Crammed into just six days and including an all-ages show, the Brissy five-piece are embracing the weirdness that’s come with playing gigs in the time of corona to deliver a set of shows to remember.

“To be able to play gigs this year is pretty exciting,” says guitarist and backing-vocalist Dean. “Just to be able to get in front of fans. It’s going to be a little different, sure – it’s going to be a sit-down, table service thing – but we’re treating it differently as well.”

Along with keeping fans on our toes by changing up the set list every night, the band were intending to deck out The Triffid with old posters and merch to celebrate their self-titled album by looking at the career that brought them to it.

“The best thing is not having to load in and out every night, which inspired the idea of bringing in all the relics from our past,” says Dean. “It feels like inviting people into our ‘natural habitat’,” he laughs.

“With all the junk we’ve got lying around, you don’t realise you’ve been collecting all these ‘bookmarks’ of your career. It’s nice to be able to celebrate that going into a self-titled record.”

“Even if we did have some sort of inspiration flying around the room, we couldn’t always record it or muster the energy to stay in that room…”

The decision to call their sixth album Ball Park Music came quite late in the piece. Dean explained: “I think we’ve considered calling pretty much every one of our records self-titled, but it never felt like they were suited to it. It felt lazy, and didn’t feel right.”

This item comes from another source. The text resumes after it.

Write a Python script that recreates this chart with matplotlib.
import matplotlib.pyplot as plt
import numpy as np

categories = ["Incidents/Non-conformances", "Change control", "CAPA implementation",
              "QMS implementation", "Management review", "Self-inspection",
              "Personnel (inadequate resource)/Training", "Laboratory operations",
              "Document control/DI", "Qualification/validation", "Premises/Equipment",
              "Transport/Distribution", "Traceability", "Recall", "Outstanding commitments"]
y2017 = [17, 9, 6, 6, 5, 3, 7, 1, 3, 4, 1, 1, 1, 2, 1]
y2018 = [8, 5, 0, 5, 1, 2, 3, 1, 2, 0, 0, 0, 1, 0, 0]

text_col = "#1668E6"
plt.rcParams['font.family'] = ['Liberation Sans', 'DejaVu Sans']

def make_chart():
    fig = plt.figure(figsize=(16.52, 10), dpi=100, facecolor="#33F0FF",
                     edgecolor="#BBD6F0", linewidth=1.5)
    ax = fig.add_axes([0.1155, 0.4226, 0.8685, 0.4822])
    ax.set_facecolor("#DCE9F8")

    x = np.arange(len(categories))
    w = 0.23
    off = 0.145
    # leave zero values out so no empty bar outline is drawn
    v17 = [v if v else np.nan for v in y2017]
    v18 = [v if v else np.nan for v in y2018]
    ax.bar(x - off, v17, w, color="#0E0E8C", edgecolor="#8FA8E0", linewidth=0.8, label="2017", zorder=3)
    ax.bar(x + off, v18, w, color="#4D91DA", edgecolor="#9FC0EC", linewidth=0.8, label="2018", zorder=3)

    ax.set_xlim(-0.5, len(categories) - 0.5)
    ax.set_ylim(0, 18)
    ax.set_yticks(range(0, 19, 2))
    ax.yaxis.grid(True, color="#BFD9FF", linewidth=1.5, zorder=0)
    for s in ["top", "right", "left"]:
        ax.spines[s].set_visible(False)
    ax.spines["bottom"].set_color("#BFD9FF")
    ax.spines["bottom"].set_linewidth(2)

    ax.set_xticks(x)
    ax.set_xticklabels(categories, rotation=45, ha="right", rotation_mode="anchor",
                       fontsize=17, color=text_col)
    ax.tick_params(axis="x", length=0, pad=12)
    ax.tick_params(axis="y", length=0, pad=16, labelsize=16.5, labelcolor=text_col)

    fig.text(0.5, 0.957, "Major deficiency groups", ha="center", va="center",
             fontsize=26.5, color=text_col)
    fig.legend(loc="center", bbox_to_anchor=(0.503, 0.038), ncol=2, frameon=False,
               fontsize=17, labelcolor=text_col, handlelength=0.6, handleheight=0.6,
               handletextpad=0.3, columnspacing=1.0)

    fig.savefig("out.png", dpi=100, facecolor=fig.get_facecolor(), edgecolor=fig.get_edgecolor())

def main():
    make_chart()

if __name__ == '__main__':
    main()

“This one feels like the right one because of our confidence going into it. If anything, it signals the start of a new chapter for the band.”

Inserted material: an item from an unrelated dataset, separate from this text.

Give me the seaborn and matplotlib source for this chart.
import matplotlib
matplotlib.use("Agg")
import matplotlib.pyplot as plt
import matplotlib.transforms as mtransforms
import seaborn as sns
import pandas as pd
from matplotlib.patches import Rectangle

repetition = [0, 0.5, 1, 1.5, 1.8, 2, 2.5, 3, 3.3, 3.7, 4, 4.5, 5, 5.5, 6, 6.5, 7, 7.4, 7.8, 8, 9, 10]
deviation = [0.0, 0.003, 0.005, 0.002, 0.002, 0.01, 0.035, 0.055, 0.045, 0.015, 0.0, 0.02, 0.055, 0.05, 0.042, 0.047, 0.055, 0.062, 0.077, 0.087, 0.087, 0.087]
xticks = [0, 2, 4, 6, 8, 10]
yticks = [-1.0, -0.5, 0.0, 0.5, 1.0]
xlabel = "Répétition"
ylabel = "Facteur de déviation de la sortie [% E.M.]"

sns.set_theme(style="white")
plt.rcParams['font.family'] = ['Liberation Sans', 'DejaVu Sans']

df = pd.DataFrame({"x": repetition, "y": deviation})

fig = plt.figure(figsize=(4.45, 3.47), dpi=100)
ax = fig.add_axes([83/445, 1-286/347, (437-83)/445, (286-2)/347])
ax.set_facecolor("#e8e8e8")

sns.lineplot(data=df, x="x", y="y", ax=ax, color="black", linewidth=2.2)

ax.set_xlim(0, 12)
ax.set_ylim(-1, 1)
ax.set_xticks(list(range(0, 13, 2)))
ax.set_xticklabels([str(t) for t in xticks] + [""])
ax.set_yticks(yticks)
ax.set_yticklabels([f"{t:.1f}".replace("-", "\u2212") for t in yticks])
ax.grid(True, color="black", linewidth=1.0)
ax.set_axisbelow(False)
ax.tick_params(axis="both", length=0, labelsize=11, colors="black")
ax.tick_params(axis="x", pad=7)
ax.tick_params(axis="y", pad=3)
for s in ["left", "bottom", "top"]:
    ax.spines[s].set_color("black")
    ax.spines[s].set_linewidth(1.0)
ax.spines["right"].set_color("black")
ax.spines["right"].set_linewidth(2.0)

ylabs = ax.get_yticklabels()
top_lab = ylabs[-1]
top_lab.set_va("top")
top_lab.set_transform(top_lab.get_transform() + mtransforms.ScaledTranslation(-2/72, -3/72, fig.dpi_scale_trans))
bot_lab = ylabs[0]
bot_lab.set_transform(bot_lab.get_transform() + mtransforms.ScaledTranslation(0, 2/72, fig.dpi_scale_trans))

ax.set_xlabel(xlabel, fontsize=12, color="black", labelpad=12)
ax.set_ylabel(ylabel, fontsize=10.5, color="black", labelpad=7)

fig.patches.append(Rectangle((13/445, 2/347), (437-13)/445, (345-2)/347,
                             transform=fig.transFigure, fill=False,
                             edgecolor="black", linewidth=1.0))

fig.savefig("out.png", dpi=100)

“All our albums are quite eclectic, which made us a bit worried. But with this one we figured we’ve made enough of these things, and we’ve always been the same band; we don’t have to worry about it all falling into one particular category…whatever we put down is going to sound like Ball Park.”

The confidence that came with backing themselves as musicians has allowed the band to explore a greater range of dynamics on this record, which Dean described as “leaning into each song” and each of the member’s strengths.

The result is an album that’s both catchy enough to turn new heads (demonstrated by the quick pickup across diverse platforms from triple j to international Spotify playlists, and even the Triple M and Hit networks), while also treating long-time fans with new tunes that embrace the band’s history in a fresh way.

Ball Park Music was also self-produced and is the first to be released under Prawn Records, a label founded by the band.

The album’s production wasn’t easy though, having been written in their studio with bung air-con over the crazy summer of 2019–2020 when Australia was literally on fire.

“The highs were really high and the lows were really low,” described Dean. “Some days, we’re in there, hoping to make a masterpiece, but it sort of gets taken away from you… Even if we did have some sort of inspiration flying around the room, we couldn’t always record it or muster the energy to stay in that room that was 45º”.

“In saying that, at the opposite end of the spectrum, when there weren’t other issues to compete with, it felt better than usual – really inspired, and up and about.”

“It had its challenges, but I think the parts that made the record were probably the parts when we were feeling our most confident about what we were making and having the most fun.”

Ball Park Music is out now via Prawn Records.